Prompt — Say how many lines include the word "this", using only a number.

Input records —
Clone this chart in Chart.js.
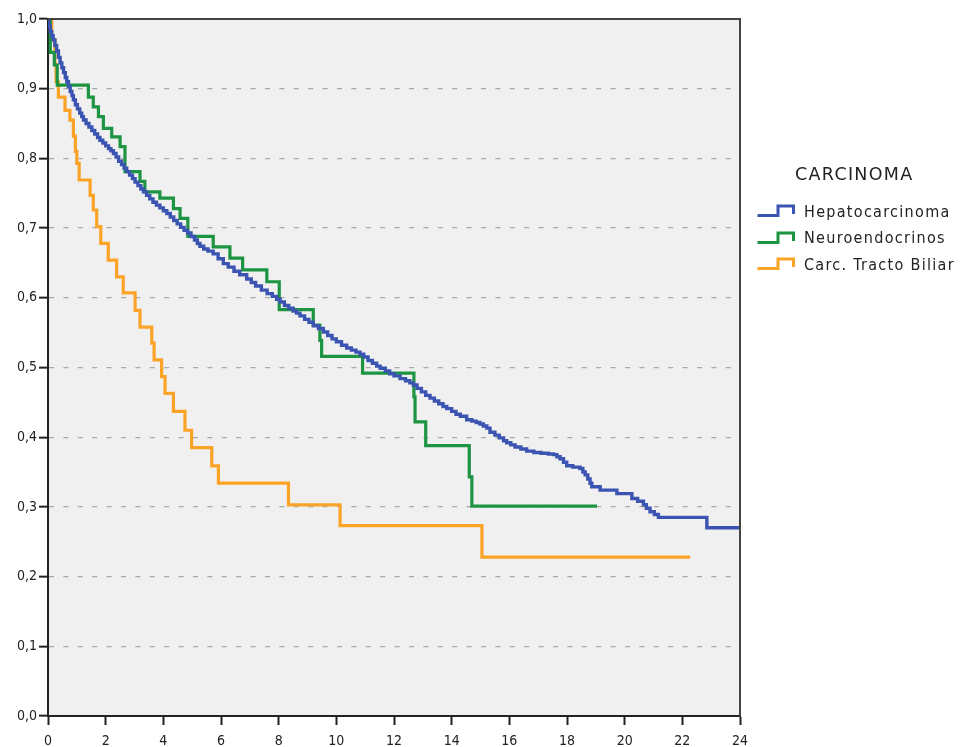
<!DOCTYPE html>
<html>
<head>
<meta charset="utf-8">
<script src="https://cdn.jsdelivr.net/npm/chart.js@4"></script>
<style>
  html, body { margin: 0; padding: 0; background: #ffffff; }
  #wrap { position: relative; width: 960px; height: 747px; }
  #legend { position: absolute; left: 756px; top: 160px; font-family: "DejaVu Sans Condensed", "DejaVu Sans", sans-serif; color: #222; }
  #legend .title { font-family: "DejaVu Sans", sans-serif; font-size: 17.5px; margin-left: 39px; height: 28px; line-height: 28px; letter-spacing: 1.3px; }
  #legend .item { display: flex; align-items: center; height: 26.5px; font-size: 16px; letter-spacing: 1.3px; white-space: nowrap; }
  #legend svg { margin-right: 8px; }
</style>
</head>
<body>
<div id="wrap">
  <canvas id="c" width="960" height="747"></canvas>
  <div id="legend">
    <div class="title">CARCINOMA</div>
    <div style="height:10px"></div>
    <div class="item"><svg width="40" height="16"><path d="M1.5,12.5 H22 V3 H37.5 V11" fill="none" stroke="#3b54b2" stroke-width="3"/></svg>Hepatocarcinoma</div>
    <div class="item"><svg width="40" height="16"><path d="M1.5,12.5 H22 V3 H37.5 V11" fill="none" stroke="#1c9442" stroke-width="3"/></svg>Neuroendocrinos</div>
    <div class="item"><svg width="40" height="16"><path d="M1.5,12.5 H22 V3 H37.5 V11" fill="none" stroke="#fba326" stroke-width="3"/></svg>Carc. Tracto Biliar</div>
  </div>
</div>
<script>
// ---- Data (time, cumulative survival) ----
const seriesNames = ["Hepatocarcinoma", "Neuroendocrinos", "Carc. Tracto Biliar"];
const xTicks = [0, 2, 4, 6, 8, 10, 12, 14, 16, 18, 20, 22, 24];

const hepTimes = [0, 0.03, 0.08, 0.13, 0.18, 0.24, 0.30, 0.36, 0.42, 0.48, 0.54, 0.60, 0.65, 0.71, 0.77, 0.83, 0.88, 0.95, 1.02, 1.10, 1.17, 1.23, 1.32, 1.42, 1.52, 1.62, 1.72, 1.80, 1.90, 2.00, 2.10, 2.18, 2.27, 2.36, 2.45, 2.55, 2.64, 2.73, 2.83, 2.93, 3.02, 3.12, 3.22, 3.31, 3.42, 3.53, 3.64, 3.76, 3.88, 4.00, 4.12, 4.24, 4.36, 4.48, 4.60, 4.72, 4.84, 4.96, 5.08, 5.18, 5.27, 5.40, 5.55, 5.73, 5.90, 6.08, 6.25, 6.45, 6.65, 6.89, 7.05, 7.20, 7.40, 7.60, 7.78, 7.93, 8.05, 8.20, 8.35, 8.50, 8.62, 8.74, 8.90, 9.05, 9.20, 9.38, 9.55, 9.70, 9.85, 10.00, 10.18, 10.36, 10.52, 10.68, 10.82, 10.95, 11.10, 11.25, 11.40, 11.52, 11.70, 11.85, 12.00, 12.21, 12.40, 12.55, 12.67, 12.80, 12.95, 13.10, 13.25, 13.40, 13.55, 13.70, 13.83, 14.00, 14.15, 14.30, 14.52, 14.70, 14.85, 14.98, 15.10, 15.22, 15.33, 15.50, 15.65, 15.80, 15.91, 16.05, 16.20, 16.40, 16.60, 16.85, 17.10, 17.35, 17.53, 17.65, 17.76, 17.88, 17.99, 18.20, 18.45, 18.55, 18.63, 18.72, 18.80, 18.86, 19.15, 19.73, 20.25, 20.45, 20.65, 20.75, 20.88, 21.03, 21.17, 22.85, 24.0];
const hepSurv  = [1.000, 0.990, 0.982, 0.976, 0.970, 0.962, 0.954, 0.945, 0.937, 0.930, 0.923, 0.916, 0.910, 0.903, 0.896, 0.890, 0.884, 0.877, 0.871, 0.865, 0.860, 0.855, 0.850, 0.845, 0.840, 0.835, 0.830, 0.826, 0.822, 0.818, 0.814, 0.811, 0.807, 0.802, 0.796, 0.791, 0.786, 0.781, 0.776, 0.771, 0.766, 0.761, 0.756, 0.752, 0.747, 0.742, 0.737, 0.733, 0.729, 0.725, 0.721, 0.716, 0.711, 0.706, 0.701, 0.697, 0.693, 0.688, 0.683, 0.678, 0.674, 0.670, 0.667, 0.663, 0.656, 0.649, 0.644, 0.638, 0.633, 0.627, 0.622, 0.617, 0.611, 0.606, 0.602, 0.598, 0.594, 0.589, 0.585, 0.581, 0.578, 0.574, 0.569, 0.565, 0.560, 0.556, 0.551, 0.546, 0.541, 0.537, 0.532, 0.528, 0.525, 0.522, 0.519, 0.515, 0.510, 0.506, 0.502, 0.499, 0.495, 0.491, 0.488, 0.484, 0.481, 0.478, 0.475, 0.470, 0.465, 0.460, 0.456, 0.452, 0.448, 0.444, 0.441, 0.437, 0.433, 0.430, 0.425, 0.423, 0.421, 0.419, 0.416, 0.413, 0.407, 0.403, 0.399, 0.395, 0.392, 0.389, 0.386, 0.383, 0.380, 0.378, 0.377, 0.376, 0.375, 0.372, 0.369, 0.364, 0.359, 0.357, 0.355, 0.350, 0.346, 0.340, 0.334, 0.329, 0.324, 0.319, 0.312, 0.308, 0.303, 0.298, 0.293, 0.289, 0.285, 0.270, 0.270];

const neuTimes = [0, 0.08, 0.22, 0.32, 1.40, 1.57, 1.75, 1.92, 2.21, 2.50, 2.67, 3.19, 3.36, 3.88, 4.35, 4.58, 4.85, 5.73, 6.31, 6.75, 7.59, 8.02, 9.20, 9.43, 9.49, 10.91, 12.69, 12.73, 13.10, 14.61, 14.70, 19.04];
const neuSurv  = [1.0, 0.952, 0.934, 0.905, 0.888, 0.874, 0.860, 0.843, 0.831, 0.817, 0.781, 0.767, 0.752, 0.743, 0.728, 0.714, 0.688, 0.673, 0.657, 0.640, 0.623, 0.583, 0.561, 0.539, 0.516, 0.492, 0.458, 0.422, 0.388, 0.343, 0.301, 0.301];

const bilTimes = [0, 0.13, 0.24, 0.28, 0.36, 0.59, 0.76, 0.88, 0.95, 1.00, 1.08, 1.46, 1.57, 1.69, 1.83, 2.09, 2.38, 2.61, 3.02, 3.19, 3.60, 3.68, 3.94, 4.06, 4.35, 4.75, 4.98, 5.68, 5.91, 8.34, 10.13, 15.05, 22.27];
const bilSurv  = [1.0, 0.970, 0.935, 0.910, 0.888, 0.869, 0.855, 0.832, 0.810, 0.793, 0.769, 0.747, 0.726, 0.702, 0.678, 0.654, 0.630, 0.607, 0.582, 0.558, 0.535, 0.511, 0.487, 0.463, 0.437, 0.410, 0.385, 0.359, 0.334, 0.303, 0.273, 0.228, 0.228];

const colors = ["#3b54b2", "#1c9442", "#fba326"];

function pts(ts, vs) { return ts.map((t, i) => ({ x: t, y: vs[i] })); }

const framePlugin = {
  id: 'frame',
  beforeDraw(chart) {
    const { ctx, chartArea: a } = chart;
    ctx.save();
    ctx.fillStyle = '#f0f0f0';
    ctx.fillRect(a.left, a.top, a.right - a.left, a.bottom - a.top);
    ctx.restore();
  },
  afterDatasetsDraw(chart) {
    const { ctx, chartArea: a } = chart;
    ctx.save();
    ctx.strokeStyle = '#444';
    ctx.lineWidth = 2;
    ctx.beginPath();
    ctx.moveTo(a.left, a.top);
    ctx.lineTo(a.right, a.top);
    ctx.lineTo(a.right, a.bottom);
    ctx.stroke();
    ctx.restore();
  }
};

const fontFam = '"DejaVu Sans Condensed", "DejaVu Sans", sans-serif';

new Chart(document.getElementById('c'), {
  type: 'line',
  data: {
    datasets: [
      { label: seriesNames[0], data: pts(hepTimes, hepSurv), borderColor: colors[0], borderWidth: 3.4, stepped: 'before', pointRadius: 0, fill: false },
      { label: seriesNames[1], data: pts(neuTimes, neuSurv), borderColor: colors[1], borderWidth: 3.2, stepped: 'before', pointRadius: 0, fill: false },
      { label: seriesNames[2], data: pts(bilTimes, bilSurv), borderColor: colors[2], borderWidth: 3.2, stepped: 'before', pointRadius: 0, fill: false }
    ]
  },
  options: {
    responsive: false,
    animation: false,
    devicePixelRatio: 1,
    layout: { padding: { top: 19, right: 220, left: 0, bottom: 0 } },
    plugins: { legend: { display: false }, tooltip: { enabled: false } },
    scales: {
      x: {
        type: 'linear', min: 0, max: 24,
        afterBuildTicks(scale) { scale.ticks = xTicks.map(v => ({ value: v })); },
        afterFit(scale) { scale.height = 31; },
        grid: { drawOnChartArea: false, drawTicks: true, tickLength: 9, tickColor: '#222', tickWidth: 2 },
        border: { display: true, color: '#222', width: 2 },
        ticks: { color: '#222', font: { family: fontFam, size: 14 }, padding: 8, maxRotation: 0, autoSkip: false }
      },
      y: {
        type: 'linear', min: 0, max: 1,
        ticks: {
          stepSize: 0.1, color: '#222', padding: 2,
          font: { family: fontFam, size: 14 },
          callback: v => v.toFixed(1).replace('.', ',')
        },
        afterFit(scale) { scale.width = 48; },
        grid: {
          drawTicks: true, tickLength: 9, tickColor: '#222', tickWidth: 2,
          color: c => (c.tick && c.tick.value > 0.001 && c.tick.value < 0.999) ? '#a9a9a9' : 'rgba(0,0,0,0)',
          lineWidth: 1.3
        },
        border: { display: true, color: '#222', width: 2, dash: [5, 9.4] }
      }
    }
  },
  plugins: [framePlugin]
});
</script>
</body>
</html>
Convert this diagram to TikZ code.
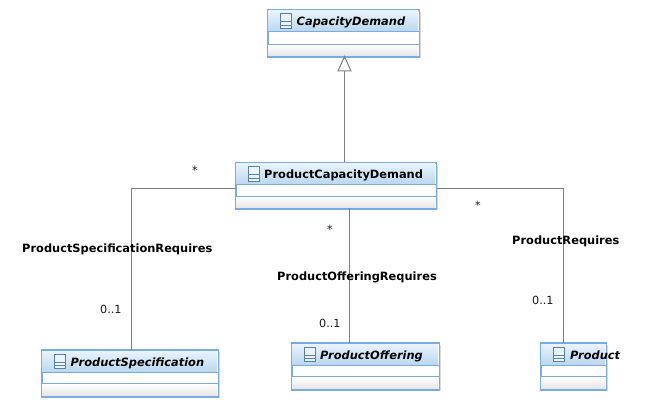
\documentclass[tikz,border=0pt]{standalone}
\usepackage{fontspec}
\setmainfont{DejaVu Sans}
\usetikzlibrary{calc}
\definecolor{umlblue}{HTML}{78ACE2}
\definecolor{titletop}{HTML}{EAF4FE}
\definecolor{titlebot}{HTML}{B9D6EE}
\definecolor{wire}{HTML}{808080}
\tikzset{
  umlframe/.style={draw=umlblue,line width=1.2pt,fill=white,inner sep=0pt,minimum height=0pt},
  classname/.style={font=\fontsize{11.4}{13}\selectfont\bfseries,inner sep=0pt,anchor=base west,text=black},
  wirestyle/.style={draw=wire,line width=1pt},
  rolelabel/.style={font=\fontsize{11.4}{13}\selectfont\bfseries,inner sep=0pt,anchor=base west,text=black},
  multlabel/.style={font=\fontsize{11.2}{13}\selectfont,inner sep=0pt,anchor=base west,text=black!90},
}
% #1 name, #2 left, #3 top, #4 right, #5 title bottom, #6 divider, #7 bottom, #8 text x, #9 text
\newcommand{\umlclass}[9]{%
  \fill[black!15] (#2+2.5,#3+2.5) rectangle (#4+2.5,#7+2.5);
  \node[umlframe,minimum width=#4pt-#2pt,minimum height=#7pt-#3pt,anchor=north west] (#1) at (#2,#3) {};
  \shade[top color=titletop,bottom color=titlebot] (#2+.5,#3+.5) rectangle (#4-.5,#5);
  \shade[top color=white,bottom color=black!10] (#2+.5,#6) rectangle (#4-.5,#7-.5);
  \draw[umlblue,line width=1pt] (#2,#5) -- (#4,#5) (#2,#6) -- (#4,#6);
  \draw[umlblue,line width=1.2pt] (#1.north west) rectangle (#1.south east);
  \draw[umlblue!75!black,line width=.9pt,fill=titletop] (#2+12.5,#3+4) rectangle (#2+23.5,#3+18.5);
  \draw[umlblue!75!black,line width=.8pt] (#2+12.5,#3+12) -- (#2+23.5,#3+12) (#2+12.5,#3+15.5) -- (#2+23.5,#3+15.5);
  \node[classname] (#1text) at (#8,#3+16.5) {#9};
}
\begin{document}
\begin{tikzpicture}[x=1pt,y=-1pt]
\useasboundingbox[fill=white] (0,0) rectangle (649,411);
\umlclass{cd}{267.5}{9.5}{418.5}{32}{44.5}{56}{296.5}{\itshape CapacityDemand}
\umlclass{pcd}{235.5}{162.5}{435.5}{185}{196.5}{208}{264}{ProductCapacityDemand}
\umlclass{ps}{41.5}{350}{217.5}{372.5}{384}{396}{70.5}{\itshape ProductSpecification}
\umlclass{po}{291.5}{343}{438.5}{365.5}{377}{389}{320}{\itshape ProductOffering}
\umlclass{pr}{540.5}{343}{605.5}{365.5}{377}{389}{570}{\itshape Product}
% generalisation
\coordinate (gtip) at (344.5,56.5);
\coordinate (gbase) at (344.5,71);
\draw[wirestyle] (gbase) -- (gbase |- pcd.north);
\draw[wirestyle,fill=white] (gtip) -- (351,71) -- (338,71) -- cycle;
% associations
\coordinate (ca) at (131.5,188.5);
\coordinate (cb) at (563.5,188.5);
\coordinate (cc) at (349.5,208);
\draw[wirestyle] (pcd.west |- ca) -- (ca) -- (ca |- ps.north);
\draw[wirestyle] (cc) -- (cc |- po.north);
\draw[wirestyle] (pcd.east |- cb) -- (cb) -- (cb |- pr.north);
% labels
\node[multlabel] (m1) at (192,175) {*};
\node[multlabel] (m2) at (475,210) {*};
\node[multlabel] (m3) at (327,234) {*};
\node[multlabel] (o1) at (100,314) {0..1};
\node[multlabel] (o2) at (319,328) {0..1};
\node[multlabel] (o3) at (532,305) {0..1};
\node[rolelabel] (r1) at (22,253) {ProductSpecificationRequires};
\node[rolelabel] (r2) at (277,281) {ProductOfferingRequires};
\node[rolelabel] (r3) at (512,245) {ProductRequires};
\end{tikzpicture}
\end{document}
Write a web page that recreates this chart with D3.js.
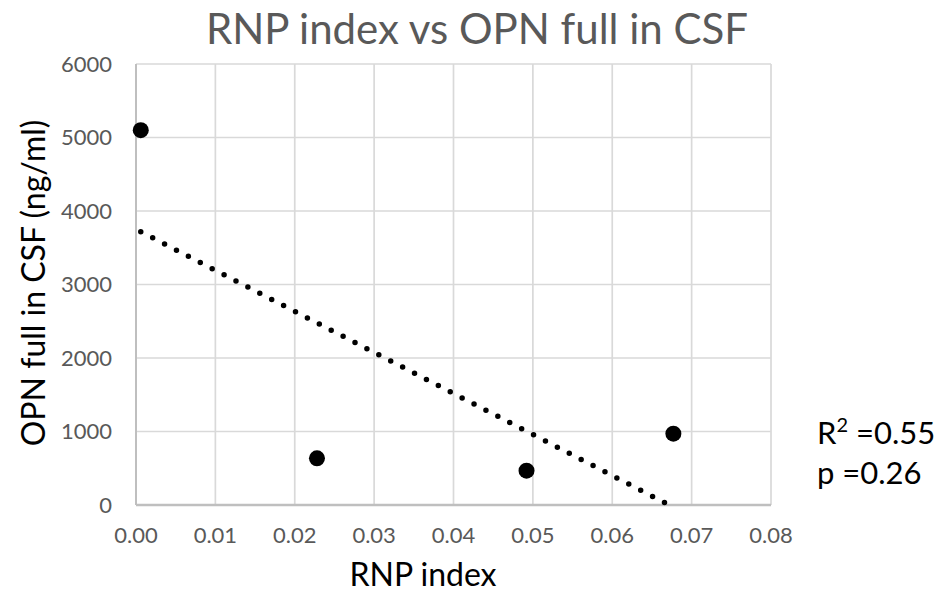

Solution to the problem — 3